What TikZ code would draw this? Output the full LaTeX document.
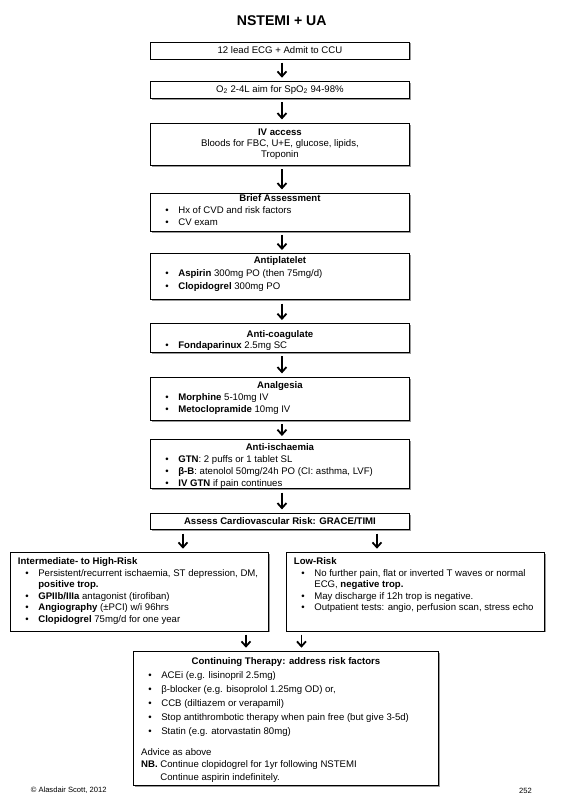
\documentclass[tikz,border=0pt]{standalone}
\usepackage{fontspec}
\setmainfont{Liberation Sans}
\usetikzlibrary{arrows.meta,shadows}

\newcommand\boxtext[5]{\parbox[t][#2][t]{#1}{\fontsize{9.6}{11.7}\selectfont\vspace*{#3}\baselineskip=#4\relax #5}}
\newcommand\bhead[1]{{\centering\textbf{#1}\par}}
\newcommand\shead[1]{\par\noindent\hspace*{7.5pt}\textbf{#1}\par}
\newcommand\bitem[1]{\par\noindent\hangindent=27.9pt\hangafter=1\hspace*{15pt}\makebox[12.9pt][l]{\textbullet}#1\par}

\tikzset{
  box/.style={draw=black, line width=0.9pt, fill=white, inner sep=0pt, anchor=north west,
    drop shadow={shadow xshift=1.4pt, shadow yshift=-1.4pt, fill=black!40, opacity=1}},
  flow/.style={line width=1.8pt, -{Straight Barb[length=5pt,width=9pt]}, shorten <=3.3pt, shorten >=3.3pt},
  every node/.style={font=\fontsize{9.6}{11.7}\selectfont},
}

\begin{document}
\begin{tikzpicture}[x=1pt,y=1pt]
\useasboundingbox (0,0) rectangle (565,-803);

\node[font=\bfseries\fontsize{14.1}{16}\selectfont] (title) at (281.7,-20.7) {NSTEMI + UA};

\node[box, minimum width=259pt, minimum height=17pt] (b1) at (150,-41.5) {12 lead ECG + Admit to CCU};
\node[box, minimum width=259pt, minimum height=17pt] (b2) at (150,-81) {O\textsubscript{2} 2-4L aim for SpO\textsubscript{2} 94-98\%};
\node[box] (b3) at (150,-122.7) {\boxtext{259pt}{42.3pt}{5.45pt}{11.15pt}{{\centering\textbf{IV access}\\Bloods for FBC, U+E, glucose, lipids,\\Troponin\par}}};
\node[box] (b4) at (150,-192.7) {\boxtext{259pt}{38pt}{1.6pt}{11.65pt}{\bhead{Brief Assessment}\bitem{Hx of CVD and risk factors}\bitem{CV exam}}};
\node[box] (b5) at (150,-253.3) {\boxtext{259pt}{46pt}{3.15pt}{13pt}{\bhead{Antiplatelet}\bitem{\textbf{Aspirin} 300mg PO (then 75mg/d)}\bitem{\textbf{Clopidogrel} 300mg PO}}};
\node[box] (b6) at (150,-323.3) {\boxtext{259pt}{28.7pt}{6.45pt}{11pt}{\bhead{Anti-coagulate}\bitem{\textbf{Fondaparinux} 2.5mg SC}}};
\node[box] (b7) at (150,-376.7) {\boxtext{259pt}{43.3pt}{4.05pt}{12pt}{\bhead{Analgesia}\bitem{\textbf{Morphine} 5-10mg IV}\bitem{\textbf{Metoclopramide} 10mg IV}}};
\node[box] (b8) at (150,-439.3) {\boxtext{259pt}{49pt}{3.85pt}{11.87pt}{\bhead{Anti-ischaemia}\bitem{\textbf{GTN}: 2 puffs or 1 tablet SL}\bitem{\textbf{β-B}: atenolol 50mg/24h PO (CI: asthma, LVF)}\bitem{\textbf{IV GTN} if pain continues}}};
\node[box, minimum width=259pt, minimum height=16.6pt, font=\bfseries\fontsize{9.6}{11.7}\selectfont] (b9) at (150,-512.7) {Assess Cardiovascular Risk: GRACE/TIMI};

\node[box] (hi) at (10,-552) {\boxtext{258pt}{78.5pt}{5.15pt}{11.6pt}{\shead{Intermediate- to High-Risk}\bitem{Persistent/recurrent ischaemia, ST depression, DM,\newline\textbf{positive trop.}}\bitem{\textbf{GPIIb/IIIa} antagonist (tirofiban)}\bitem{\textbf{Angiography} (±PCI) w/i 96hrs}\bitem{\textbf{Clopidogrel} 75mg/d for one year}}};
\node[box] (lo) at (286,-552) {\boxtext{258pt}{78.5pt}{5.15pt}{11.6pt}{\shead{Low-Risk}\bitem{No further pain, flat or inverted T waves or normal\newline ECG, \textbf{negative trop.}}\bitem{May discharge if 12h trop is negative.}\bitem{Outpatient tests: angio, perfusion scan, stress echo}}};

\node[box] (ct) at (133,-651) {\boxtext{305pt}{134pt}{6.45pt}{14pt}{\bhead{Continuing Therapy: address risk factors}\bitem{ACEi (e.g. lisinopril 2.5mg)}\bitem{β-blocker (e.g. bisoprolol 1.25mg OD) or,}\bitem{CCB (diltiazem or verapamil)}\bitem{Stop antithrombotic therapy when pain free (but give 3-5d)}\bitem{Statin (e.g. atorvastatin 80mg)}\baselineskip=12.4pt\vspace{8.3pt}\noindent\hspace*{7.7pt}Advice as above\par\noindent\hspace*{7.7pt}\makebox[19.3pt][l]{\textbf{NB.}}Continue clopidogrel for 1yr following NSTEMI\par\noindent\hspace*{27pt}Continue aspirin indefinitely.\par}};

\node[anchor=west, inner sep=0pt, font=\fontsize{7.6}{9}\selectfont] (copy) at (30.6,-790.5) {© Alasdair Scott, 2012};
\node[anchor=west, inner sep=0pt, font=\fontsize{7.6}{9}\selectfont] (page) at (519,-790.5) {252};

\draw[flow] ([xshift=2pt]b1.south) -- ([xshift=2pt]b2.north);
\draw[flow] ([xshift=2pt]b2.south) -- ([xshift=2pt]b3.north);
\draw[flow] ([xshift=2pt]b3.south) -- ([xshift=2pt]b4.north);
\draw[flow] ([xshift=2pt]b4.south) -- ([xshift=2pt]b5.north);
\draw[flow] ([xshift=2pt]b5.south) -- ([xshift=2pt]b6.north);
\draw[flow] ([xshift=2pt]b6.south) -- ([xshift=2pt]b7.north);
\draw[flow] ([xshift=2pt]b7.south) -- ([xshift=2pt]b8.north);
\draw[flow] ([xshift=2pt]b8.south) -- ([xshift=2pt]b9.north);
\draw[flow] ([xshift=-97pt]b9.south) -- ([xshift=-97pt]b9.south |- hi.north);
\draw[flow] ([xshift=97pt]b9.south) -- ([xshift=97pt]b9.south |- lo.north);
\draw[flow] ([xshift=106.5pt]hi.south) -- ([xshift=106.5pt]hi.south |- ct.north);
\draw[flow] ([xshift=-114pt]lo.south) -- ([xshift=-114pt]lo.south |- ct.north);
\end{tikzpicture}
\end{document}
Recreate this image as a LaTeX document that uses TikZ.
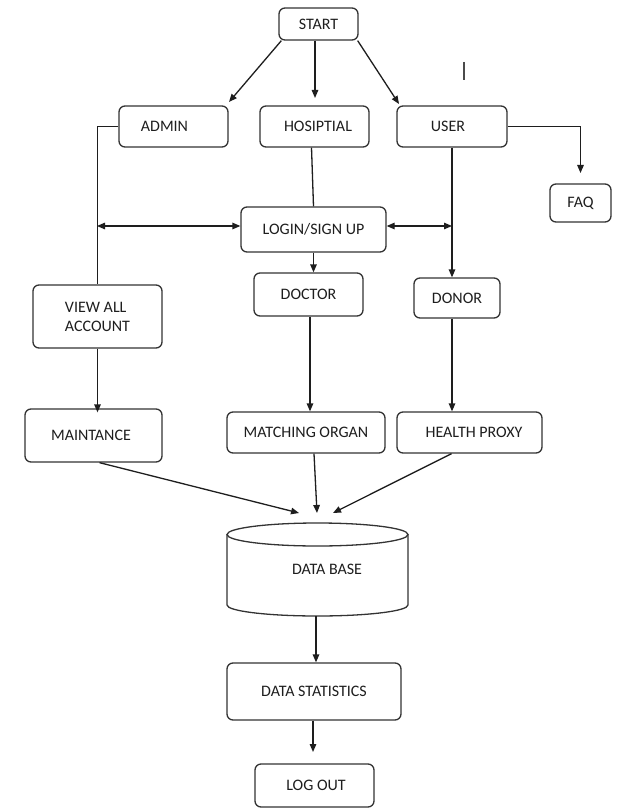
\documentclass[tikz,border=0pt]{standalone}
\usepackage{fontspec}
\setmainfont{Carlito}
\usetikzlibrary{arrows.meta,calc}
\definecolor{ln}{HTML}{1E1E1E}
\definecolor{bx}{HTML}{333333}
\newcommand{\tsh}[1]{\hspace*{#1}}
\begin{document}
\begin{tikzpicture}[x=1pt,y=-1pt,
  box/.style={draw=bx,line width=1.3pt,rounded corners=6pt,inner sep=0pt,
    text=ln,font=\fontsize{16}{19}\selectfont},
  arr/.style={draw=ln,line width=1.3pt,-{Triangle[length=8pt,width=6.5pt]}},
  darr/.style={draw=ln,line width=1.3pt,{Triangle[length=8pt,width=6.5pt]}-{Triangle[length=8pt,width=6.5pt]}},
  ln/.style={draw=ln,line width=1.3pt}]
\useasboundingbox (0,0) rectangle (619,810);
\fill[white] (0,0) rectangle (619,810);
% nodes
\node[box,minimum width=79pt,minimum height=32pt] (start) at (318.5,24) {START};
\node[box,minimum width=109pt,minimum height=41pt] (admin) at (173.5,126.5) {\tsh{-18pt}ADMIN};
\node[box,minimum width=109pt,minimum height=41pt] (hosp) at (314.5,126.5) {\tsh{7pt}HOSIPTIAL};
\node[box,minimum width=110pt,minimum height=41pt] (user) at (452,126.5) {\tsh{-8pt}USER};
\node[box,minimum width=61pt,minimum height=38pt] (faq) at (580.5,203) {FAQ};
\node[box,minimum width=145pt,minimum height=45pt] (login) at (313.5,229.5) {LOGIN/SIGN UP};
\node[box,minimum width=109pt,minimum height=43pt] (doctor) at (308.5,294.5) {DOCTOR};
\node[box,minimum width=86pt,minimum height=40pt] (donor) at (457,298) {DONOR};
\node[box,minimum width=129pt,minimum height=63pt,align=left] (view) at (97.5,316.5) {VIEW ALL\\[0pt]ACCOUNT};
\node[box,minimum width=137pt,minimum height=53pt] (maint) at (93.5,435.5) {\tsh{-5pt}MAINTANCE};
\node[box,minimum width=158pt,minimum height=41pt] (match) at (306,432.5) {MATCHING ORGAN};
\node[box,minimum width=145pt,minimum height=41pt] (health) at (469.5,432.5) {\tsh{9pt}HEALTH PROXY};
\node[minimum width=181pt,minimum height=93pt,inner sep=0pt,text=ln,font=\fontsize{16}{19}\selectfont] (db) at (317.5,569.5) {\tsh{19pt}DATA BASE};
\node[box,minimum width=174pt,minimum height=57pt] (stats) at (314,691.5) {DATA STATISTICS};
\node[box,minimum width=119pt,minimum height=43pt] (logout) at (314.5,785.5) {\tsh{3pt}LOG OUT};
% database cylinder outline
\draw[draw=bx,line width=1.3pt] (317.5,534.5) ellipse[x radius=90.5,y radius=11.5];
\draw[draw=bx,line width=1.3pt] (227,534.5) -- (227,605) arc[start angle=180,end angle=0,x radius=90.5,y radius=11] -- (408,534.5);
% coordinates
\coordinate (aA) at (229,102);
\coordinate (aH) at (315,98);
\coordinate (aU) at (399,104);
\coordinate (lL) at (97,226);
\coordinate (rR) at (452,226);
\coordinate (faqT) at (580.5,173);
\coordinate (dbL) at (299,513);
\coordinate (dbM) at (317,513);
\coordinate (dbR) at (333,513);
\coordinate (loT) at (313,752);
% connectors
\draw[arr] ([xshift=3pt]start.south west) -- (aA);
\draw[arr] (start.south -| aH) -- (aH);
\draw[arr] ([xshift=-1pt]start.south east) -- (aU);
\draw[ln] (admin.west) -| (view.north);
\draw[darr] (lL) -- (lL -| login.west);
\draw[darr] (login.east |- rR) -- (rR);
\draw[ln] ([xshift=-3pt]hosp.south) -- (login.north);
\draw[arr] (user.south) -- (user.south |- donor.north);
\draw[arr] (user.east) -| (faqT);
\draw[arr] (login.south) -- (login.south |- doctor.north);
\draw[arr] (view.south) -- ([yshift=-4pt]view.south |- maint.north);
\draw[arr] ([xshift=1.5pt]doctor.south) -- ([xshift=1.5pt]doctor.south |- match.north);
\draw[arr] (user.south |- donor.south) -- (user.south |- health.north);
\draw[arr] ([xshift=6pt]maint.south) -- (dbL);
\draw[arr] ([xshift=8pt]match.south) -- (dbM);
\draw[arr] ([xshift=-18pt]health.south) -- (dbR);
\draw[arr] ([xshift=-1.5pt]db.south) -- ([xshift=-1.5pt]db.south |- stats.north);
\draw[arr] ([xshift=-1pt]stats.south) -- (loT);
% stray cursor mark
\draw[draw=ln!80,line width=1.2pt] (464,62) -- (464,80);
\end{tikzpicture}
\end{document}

● ● ● ●

→ What this task involves
Repeat the listing above up to and including the line with "(title) at (281.7,-20.7)", starting from its first line. Drop any pictures.

→ Final result
What TikZ code would draw this? Output the full LaTeX document.
\documentclass[tikz,border=0pt]{standalone}
\usepackage{fontspec}
\setmainfont{Liberation Sans}
\usetikzlibrary{arrows.meta,shadows}

\newcommand\boxtext[5]{\parbox[t][#2][t]{#1}{\fontsize{9.6}{11.7}\selectfont\vspace*{#3}\baselineskip=#4\relax #5}}
\newcommand\bhead[1]{{\centering\textbf{#1}\par}}
\newcommand\shead[1]{\par\noindent\hspace*{7.5pt}\textbf{#1}\par}
\newcommand\bitem[1]{\par\noindent\hangindent=27.9pt\hangafter=1\hspace*{15pt}\makebox[12.9pt][l]{\textbullet}#1\par}

\tikzset{
  box/.style={draw=black, line width=0.9pt, fill=white, inner sep=0pt, anchor=north west,
    drop shadow={shadow xshift=1.4pt, shadow yshift=-1.4pt, fill=black!40, opacity=1}},
  flow/.style={line width=1.8pt, -{Straight Barb[length=5pt,width=9pt]}, shorten <=3.3pt, shorten >=3.3pt},
  every node/.style={font=\fontsize{9.6}{11.7}\selectfont},
}

\begin{document}
\begin{tikzpicture}[x=1pt,y=1pt]
\useasboundingbox (0,0) rectangle (565,-803);

\node[font=\bfseries\fontsize{14.1}{16}\selectfont] (title) at (281.7,-20.7) {NSTEMI + UA};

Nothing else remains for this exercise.